>> Begin Supplied material

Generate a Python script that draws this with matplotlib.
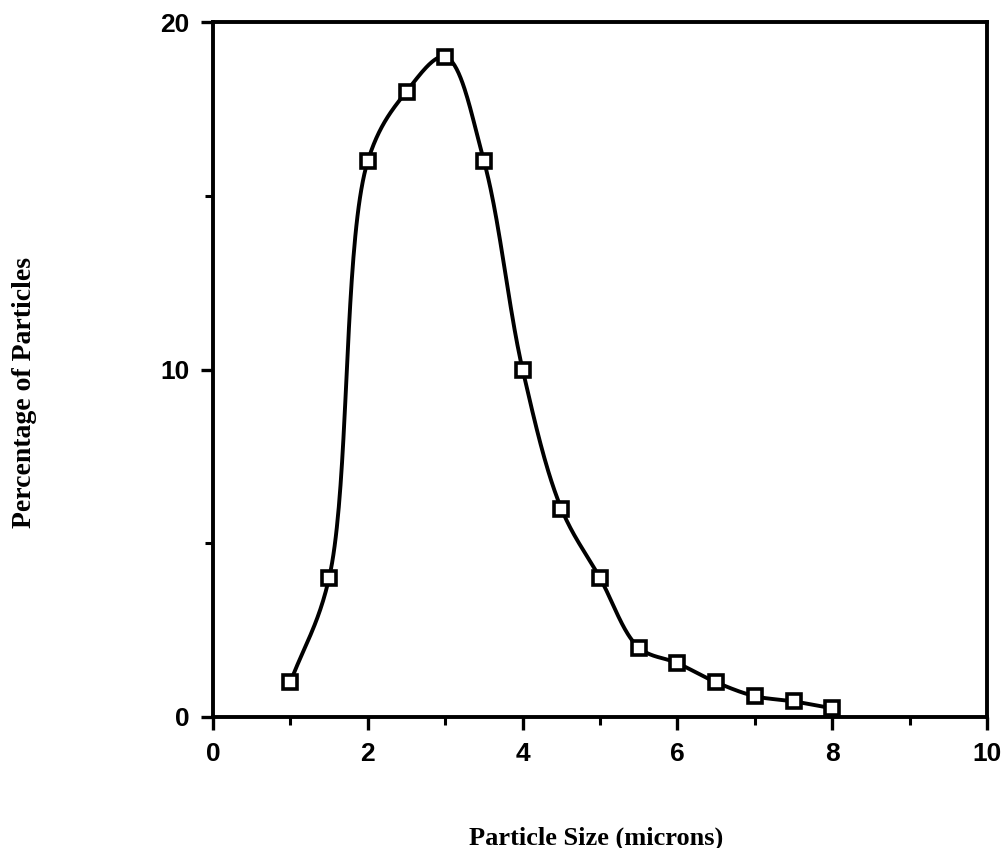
import numpy as np
import matplotlib
matplotlib.use("Agg")
import matplotlib.pyplot as plt

size_microns = [1.0, 1.5, 2.0, 2.5, 3.0, 3.5, 4.0, 4.5, 5.0, 5.5, 6.0, 6.5, 7.0, 7.5, 8.0]
percentage = [1.0, 4.0, 16.0, 18.0, 19.0, 16.0, 10.0, 6.0, 4.0, 2.0, 1.55, 1.0, 0.6, 0.45, 0.25]

x_ticks = [0, 2, 4, 6, 8, 10]
y_ticks = [0, 10, 20]


def centripetal_cr(xs, ys, sx=77.4, sy=34.85, n=40, alpha=0.5):
    """Smooth drawing path through the data points (centripetal Catmull-Rom)."""
    P = np.column_stack([np.asarray(xs, float) * sx, np.asarray(ys, float) * sy])
    P = np.vstack([2 * P[0] - P[1], P, 2 * P[-1] - P[-2]])
    out = []
    for i in range(1, len(P) - 2):
        p0, p1, p2, p3 = P[i - 1], P[i], P[i + 1], P[i + 2]
        t0 = 0.0
        t1 = t0 + np.linalg.norm(p1 - p0) ** alpha
        t2 = t1 + np.linalg.norm(p2 - p1) ** alpha
        t3 = t2 + np.linalg.norm(p3 - p2) ** alpha
        for t in np.linspace(t1, t2, n, endpoint=False):
            a1 = (t1 - t) / (t1 - t0) * p0 + (t - t0) / (t1 - t0) * p1
            a2 = (t2 - t) / (t2 - t1) * p1 + (t - t1) / (t2 - t1) * p2
            a3 = (t3 - t) / (t3 - t2) * p2 + (t - t2) / (t3 - t2) * p3
            b1 = (t2 - t) / (t2 - t0) * a1 + (t - t0) / (t2 - t0) * a2
            b2 = (t3 - t) / (t3 - t1) * a2 + (t - t1) / (t3 - t1) * a3
            c = (t2 - t) / (t2 - t1) * b1 + (t - t1) / (t2 - t1) * b2
            out.append(c)
    out.append(P[-2])
    out = np.array(out)
    return out[:, 0] / sx, out[:, 1] / sy


fig = plt.figure(figsize=(10.06, 8.48), dpi=100)
ax = fig.add_axes([213 / 1006, 1 - 717 / 848, 774 / 1006, 695 / 848])

cx, cy = centripetal_cr(size_microns, percentage)
ax.plot(cx, cy, color="black", lw=2.8, zorder=2, solid_joinstyle="round")
ax.plot(size_microns, percentage, linestyle="none", marker="s", markersize=10,
        markerfacecolor="white", markeredgecolor="black", markeredgewidth=2.6, zorder=3)

ax.set_xlim(0, 10)
ax.set_ylim(0, 20)
ax.set_xticks(x_ticks)
ax.set_xticks(np.arange(0, 11, 1), minor=True)
ax.set_yticks(y_ticks)
ax.set_yticks([5, 15], minor=True)
ax.set_xticklabels([str(v) for v in x_ticks], fontfamily="Liberation Sans", fontweight="bold", fontsize=19)
ax.set_yticklabels([str(v) for v in y_ticks], fontfamily="Liberation Sans", fontweight="bold", fontsize=19)
ax.tick_params(which="major", direction="out", width=2.4, length=9, color="black")
ax.tick_params(which="minor", direction="out", width=2.2, length=6, color="black")
ax.tick_params(axis="x", which="major", pad=9)
ax.tick_params(axis="y", which="major", pad=8)
for s in ax.spines.values():
    s.set_linewidth(2.8)
    s.set_color("black")

fig.text(596 / 1006, 1 - 838 / 848, "Particle Size (microns)", ha="center", va="center",
         fontfamily="Liberation Serif", fontweight="bold", fontsize=19)
fig.text(25 / 1006, 1 - 392 / 848, "Percentage of Particles", ha="center", va="center",
         rotation=90, fontfamily="Liberation Serif", fontweight="bold", fontsize=20)

fig.savefig("out.png", dpi=100)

>> End Supplied material

Task directions>
Transcribe exactly, with no pictures, the lines running from the first line of the material through the line holding "y_ticks = [0, 10, 20]".

Written solution>
Generate a Python script that draws this with matplotlib.
import numpy as np
import matplotlib
matplotlib.use("Agg")
import matplotlib.pyplot as plt

size_microns = [1.0, 1.5, 2.0, 2.5, 3.0, 3.5, 4.0, 4.5, 5.0, 5.5, 6.0, 6.5, 7.0, 7.5, 8.0]
percentage = [1.0, 4.0, 16.0, 18.0, 19.0, 16.0, 10.0, 6.0, 4.0, 2.0, 1.55, 1.0, 0.6, 0.45, 0.25]

x_ticks = [0, 2, 4, 6, 8, 10]
y_ticks = [0, 10, 20]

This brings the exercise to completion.